For more info see [here](https://www.r-project.org/).

#### HOW CAN I USE IT
R can be used in multiple environments:
* RStudio: The most popular integrated development environment (IDE) for R, providing a user-friendly interface, debugging tools, and built-in support for visualization and package management.
* Bash (Command Line): R can be run directly from the terminal or command prompt using the R or Rscript commands, allowing for automation and scripting. (after installation, it's sufficient to type 'R' in the shell)
* Jupyter Notebook: By installing the IRKernel, R can be used in Jupyter Notebooks, enabling integration with Python and other languages.

#### MAIN DIFFERENCES WITH PYTHON
* R uses curly braces `{}` to define code blocks, and indentation is optional
* R only supports `#` for single-line comments; no built-in multi-line comment syntax (like apexes in python)
* R uses `<-` for variable assignment (though '=' and '->' also works in some cases)
* R uses install.packages() for package installation (instead of conda install)
* two or more expressions can be placed on the same line, if are separated by `;`
* you can print an object during definition including it inside parenthesis `(object)`
* vector indexing starts at 1!
* the integer are initialized with the letter `L` (=long), as in `x <- 2L`

### OTHER PECULIARITIES TO REMEMBER:
* variable names are case sensitive : y different from Y
* variable names must not begin with numbers (4t) or symbols (%8)
* variable names must not contain blank spaces (use m.value instead of m value)

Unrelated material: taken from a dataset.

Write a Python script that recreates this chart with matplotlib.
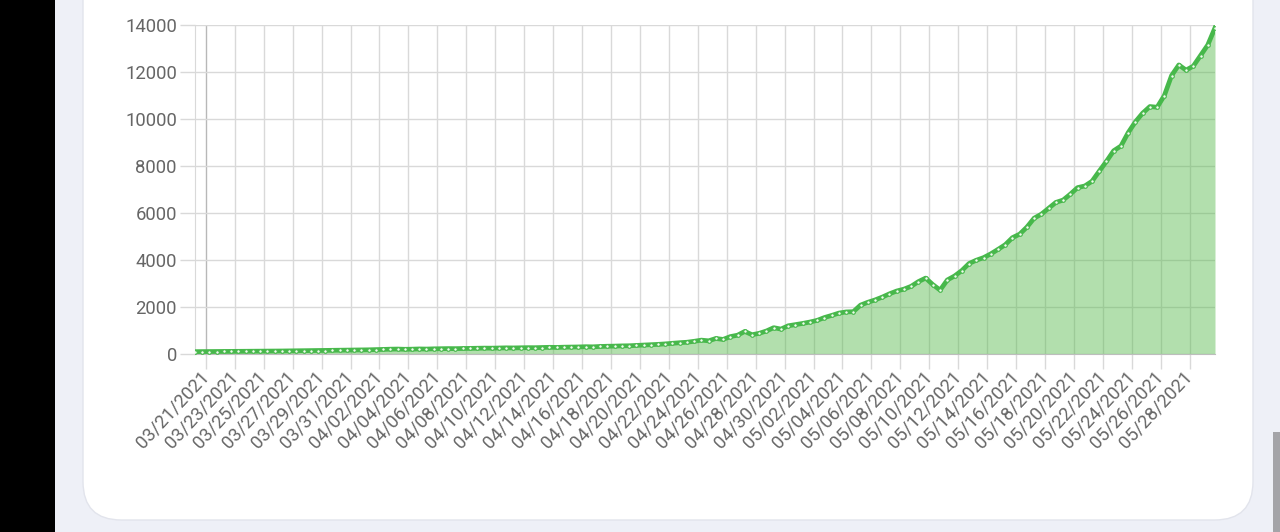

Both languages are powerful, but Python is more versatile, while R is specialized for statistical computing and data visualization.

---

## 01 - FUNDAMENTALS

#### GETTING HELP
You can ask for help to R with: 
* a symbol `?` before a command
* `help.search("keyword")`: cerca documentazione relativa a un termine specifico all'interno di pacchetti installati. È utile se non conosci il nome esatto della funzione.
* `find("function_name")`: cerca in quali pacchetti caricati è definita una funzione specifica.
* `apropos("keyword")`: cerca oggetti nel workspace e nei pacchetti caricati.
* `library(help=package_name)`: gives us details on a package

#### PACKAGES
To install a package use `install.packages(package_name)`.\
To update all packages use `update.packages(ask=False)`.\
With `installed.packages()` we can see a list with all installed packages.\
To load an already installed package we use `library(package_name)`.

#### OBJECTS
To list all the objects created with the current session, use the `ls()` or `objects()` functions.\
To list all the packages and data frames currently attached to the running R session, use `search()`.\
To show the structure of an object (functions...), in a compact way, the `str()` function can be used.

---

## 02 - NUMBERS
The number $\pi$ is known as `pi`. 

Calculations can lead to results which go to $\infty$ or are indeterminate $NaN$, but they are properly evaluated as numbers! We can test if a number is infinite with `is.infinite(x)`, `is.finite(x)` and `is.nan(x)` (they will return a boolean).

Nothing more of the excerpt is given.